Charts and diagrams as code
__________

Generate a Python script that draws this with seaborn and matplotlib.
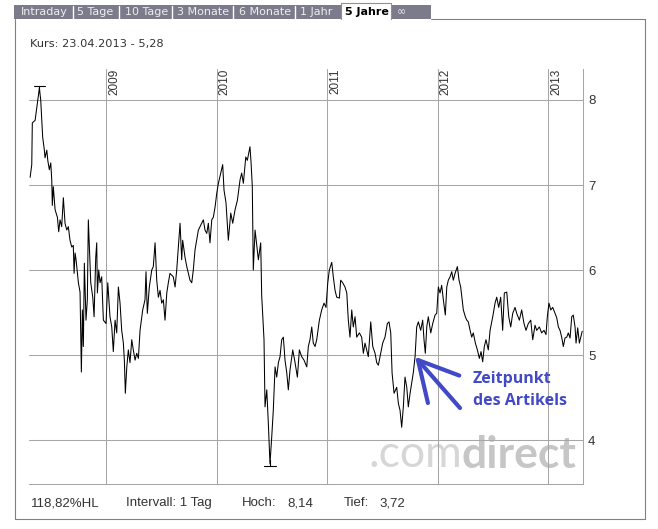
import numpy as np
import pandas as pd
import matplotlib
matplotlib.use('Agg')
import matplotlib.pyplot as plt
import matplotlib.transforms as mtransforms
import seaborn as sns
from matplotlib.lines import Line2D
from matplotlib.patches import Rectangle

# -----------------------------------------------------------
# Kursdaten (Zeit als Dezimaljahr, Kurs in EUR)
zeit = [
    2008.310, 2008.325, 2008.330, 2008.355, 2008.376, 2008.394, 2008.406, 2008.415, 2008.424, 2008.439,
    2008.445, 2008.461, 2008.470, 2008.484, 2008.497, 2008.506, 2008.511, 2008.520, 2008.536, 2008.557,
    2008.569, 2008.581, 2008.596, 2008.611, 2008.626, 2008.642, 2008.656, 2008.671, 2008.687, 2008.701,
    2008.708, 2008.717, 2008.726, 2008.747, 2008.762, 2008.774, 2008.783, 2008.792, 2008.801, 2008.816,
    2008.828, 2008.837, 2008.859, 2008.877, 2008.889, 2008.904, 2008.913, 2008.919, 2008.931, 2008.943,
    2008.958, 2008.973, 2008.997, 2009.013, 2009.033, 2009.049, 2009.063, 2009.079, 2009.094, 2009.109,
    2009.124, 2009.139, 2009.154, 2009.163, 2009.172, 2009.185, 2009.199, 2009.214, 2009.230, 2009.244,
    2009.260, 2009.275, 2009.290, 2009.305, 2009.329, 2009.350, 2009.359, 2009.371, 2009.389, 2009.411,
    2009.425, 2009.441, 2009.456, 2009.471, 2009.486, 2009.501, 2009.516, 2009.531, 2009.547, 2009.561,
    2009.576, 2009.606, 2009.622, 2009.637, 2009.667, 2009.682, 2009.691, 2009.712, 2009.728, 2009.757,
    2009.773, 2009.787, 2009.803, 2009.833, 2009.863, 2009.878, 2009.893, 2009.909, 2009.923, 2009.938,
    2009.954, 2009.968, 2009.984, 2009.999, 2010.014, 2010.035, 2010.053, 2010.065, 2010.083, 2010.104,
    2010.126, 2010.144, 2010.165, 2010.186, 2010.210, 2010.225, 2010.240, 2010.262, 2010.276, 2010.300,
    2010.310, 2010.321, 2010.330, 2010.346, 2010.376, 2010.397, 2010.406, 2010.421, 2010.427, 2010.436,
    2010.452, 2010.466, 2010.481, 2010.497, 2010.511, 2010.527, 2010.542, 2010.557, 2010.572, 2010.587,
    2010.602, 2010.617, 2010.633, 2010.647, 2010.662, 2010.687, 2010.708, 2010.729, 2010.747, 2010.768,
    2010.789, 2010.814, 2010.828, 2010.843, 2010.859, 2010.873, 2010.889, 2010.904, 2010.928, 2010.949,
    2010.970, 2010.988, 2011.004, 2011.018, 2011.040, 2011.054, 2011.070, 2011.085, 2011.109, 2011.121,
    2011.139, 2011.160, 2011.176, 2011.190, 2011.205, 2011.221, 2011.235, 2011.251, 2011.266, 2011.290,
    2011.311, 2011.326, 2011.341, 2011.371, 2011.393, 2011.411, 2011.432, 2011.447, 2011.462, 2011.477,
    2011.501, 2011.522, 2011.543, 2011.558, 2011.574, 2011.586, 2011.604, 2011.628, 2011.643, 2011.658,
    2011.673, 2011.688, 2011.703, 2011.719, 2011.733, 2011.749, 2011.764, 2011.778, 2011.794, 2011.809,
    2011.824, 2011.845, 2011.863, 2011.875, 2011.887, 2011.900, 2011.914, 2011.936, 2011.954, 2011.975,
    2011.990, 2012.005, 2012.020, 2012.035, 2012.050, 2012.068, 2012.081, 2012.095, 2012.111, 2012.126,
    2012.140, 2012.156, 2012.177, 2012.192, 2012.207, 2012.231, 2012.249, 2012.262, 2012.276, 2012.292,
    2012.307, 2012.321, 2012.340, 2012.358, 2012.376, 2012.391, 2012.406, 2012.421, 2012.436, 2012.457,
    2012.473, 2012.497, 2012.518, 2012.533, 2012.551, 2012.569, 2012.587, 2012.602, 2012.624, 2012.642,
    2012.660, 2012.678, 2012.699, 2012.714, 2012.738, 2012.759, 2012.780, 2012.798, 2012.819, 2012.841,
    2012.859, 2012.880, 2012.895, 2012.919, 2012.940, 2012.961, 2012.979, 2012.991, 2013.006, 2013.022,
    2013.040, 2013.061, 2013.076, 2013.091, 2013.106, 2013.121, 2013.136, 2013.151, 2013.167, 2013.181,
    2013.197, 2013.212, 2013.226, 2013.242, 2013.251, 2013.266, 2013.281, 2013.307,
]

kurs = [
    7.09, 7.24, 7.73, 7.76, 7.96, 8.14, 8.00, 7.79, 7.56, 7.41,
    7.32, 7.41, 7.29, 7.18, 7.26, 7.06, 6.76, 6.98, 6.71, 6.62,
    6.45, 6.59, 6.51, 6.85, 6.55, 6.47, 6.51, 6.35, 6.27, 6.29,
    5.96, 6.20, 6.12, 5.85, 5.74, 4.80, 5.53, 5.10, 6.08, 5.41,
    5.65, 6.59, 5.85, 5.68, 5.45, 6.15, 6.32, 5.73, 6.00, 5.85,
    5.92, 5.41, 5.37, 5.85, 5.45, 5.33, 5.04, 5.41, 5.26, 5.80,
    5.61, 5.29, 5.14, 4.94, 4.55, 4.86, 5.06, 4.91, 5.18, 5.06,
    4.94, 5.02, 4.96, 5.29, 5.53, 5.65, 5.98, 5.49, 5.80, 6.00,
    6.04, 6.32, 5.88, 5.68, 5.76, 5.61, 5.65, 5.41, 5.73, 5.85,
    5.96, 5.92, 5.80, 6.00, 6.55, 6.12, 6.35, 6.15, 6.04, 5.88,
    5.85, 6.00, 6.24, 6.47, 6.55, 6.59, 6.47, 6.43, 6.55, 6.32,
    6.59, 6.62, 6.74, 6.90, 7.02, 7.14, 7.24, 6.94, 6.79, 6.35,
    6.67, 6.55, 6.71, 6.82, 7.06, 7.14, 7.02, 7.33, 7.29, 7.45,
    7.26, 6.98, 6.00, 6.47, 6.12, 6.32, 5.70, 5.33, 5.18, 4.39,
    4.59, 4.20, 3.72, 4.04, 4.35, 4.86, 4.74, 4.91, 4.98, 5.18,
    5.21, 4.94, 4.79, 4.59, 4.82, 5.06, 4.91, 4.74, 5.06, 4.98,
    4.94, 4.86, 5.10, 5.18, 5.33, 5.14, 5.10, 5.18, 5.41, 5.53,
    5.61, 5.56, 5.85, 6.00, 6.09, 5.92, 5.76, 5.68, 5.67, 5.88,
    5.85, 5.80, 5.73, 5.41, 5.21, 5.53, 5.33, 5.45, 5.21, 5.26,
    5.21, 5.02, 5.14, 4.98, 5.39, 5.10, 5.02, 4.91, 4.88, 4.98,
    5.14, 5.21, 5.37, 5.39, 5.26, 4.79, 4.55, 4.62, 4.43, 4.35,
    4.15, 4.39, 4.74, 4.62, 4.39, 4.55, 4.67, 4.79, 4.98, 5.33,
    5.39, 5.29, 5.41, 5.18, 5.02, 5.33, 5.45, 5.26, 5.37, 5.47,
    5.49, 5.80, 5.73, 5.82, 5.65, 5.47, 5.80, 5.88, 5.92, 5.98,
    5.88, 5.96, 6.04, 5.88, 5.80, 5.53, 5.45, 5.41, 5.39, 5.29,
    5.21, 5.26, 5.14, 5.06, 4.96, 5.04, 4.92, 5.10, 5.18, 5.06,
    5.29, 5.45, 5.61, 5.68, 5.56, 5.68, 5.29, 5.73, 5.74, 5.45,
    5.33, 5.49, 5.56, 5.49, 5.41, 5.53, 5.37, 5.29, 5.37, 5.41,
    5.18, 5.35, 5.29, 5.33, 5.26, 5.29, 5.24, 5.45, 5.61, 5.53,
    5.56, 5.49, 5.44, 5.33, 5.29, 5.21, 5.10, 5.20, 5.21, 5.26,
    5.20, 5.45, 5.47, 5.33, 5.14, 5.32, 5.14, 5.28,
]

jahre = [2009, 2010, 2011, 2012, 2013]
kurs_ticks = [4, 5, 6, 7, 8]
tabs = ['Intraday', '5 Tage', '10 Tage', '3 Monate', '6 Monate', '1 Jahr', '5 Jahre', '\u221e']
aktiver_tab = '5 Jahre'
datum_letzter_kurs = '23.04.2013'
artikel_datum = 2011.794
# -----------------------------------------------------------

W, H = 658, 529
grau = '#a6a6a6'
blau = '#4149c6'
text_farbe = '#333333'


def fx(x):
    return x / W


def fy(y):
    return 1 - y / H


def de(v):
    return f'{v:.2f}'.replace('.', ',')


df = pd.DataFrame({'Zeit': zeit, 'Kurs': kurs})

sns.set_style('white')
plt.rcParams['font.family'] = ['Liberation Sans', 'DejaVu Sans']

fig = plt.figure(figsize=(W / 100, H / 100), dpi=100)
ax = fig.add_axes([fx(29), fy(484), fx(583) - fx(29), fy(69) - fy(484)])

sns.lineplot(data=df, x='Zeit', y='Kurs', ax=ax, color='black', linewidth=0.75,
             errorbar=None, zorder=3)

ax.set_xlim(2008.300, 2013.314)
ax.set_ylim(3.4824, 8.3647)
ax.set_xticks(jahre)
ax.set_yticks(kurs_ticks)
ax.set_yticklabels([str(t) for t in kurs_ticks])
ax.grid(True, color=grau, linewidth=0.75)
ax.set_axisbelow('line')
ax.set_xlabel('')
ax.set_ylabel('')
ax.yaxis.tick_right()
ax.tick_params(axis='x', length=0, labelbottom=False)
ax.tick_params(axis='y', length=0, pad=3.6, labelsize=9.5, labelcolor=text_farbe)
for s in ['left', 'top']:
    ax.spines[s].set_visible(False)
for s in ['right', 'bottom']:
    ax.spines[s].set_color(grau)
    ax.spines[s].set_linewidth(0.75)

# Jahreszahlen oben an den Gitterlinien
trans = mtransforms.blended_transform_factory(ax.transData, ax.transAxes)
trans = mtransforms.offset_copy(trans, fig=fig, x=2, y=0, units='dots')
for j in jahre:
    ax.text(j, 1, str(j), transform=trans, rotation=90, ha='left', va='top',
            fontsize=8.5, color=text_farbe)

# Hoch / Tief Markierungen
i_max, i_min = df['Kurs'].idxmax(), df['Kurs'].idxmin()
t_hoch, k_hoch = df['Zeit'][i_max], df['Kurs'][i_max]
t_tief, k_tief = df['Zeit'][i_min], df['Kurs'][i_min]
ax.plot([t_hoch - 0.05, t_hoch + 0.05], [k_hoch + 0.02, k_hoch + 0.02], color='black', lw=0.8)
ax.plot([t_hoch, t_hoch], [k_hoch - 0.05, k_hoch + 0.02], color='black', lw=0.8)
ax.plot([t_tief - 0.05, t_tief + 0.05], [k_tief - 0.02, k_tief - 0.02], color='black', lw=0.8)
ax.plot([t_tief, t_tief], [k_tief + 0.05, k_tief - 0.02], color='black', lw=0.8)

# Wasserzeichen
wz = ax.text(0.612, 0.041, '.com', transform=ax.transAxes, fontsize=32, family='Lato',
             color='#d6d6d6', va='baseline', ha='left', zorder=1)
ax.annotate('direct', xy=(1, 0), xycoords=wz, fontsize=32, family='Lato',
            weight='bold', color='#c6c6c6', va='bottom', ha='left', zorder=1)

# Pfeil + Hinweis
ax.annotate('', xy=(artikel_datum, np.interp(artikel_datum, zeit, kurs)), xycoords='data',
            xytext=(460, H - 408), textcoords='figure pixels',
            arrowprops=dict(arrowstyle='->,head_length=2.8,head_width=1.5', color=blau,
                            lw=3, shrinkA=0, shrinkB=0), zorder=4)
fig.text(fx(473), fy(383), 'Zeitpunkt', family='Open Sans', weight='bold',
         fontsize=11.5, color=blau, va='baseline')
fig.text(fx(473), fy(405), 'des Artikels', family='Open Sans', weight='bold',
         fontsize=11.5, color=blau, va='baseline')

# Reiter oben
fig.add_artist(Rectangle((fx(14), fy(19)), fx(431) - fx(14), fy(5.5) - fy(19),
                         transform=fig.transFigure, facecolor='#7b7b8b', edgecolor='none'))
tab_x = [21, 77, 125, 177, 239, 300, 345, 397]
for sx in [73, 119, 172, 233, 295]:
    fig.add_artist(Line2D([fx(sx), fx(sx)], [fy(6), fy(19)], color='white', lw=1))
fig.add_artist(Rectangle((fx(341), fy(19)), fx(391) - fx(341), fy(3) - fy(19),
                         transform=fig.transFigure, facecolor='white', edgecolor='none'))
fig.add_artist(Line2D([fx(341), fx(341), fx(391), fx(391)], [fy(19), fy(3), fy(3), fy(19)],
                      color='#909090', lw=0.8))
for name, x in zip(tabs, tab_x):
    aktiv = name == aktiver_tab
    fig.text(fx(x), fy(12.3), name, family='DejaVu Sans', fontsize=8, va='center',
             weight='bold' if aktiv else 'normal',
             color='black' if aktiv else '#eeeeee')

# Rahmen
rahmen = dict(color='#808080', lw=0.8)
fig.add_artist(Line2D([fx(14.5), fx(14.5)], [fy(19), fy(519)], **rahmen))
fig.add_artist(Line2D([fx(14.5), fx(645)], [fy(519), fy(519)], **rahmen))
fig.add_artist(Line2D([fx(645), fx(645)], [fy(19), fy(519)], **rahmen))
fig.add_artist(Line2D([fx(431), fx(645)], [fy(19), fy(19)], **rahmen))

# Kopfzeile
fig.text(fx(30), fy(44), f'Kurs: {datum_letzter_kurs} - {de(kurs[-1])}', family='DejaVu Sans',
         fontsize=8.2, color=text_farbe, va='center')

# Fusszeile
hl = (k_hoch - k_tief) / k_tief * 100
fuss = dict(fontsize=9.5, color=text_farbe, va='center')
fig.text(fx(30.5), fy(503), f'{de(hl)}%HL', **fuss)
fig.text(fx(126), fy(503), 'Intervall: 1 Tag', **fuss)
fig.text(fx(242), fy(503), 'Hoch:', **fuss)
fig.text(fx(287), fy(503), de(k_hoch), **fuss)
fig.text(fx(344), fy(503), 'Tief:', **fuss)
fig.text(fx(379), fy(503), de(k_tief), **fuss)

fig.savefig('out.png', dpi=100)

__________

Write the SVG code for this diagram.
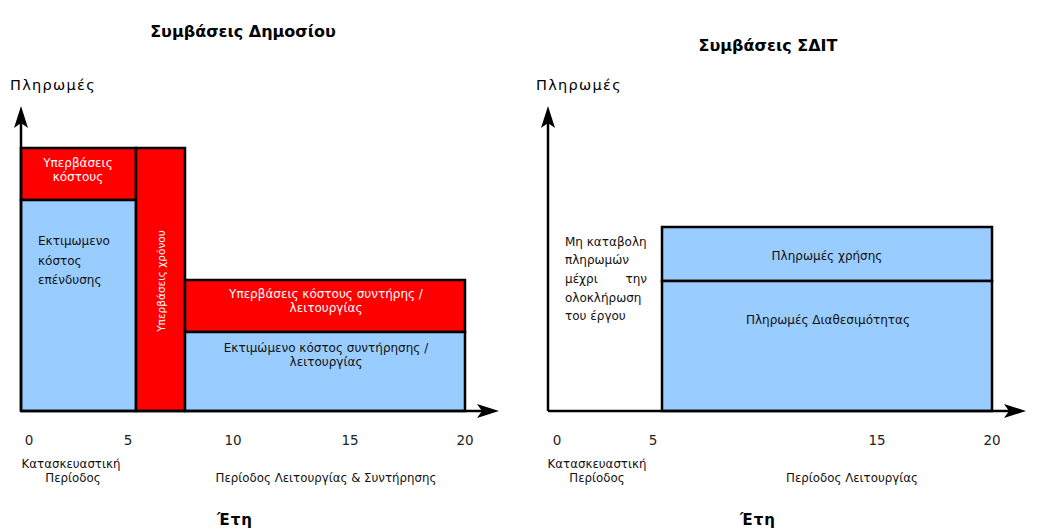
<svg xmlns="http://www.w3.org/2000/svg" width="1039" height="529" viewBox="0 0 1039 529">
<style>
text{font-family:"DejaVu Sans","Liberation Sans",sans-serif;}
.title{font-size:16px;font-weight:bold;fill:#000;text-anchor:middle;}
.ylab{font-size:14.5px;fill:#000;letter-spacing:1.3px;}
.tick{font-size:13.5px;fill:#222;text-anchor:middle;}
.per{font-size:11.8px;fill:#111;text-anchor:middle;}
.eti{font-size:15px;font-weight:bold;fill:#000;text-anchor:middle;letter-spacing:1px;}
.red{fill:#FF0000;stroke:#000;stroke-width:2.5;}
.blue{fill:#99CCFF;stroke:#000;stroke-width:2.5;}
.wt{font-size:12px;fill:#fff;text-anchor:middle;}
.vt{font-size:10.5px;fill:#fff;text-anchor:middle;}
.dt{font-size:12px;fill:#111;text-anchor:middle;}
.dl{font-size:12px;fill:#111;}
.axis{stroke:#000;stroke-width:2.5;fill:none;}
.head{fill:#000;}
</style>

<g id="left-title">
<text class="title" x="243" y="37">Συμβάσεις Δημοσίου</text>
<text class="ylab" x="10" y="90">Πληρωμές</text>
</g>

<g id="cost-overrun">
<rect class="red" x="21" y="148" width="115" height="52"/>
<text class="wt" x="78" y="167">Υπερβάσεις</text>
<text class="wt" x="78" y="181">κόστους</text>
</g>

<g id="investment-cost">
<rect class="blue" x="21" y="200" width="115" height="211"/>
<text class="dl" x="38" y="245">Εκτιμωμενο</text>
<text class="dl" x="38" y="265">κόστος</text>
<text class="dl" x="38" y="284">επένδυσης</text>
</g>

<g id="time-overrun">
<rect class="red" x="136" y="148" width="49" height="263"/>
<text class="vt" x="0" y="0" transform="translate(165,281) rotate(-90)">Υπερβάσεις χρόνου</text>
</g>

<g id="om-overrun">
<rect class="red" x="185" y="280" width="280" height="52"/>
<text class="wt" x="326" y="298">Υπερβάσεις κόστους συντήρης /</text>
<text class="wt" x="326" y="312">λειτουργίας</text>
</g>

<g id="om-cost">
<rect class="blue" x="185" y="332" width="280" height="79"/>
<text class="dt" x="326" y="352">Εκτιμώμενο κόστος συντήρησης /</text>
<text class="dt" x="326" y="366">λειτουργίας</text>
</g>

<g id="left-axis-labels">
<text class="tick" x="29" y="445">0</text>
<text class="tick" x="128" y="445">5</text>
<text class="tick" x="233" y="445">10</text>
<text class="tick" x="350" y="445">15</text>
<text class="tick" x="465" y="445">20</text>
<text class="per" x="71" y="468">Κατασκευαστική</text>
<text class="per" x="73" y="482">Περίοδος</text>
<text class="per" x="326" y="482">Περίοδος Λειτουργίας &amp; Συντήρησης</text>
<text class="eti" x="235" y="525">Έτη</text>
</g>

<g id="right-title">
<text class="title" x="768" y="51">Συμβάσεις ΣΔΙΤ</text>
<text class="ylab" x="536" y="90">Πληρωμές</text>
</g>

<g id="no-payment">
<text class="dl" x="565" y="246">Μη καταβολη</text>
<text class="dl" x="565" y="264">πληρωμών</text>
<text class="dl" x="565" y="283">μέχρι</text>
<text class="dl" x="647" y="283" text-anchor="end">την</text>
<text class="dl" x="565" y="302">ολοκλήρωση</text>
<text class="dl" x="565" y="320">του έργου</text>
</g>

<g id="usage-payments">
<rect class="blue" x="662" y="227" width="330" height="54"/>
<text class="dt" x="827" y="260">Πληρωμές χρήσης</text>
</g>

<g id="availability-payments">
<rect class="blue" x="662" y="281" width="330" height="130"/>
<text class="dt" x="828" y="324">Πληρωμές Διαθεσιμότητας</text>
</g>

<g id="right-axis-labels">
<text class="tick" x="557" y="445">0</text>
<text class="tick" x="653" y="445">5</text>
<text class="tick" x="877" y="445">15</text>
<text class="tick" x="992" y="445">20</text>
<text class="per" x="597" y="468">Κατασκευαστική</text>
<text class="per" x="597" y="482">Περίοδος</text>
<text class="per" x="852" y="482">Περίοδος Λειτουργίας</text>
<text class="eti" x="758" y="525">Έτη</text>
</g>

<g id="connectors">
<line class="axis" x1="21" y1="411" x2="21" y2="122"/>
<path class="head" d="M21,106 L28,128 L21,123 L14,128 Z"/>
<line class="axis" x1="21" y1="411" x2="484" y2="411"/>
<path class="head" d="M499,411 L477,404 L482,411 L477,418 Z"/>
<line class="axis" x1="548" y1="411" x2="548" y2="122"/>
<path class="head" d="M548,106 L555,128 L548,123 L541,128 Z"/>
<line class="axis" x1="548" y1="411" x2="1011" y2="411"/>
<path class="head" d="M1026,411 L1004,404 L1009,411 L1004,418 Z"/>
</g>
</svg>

__________

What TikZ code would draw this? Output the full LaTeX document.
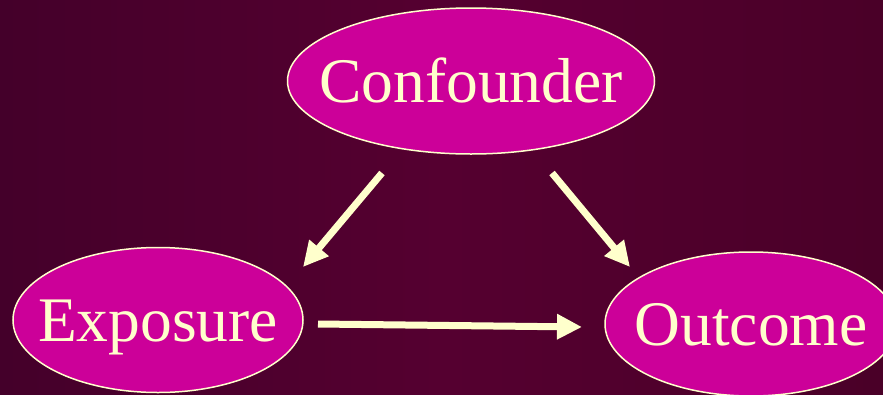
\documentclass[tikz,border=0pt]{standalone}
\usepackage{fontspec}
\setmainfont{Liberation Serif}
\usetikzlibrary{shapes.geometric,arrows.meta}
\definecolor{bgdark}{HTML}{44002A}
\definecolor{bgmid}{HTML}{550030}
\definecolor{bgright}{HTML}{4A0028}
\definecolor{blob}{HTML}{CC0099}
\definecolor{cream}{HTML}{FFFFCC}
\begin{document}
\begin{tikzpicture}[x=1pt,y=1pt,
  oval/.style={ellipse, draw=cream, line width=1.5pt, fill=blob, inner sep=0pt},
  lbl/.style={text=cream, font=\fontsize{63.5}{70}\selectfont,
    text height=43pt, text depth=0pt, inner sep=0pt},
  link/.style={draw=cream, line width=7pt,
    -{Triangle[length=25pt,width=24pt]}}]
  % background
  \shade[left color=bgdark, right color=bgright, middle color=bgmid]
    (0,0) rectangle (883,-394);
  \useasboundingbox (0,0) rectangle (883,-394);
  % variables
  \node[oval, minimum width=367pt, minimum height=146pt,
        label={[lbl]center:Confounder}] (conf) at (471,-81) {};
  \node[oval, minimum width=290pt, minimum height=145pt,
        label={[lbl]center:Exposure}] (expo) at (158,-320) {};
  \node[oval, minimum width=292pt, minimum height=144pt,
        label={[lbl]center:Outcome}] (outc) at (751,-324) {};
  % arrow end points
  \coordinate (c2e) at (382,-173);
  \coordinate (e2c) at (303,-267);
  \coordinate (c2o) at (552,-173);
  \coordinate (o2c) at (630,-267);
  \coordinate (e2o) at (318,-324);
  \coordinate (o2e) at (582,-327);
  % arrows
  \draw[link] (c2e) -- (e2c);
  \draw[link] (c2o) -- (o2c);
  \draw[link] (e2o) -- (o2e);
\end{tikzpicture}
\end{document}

__________

(What is asked)
Pick out the part that begins with the line containing "Generate a Python" and finishes with the line containing "from matplotlib.patches import Rectangle", both included. Restate it exactly, without images.

(Full solution)
Generate a Python script that draws this with seaborn and matplotlib.
import numpy as np
import pandas as pd
import matplotlib
matplotlib.use('Agg')
import matplotlib.pyplot as plt
import matplotlib.transforms as mtransforms
import seaborn as sns
from matplotlib.lines import Line2D
from matplotlib.patches import Rectangle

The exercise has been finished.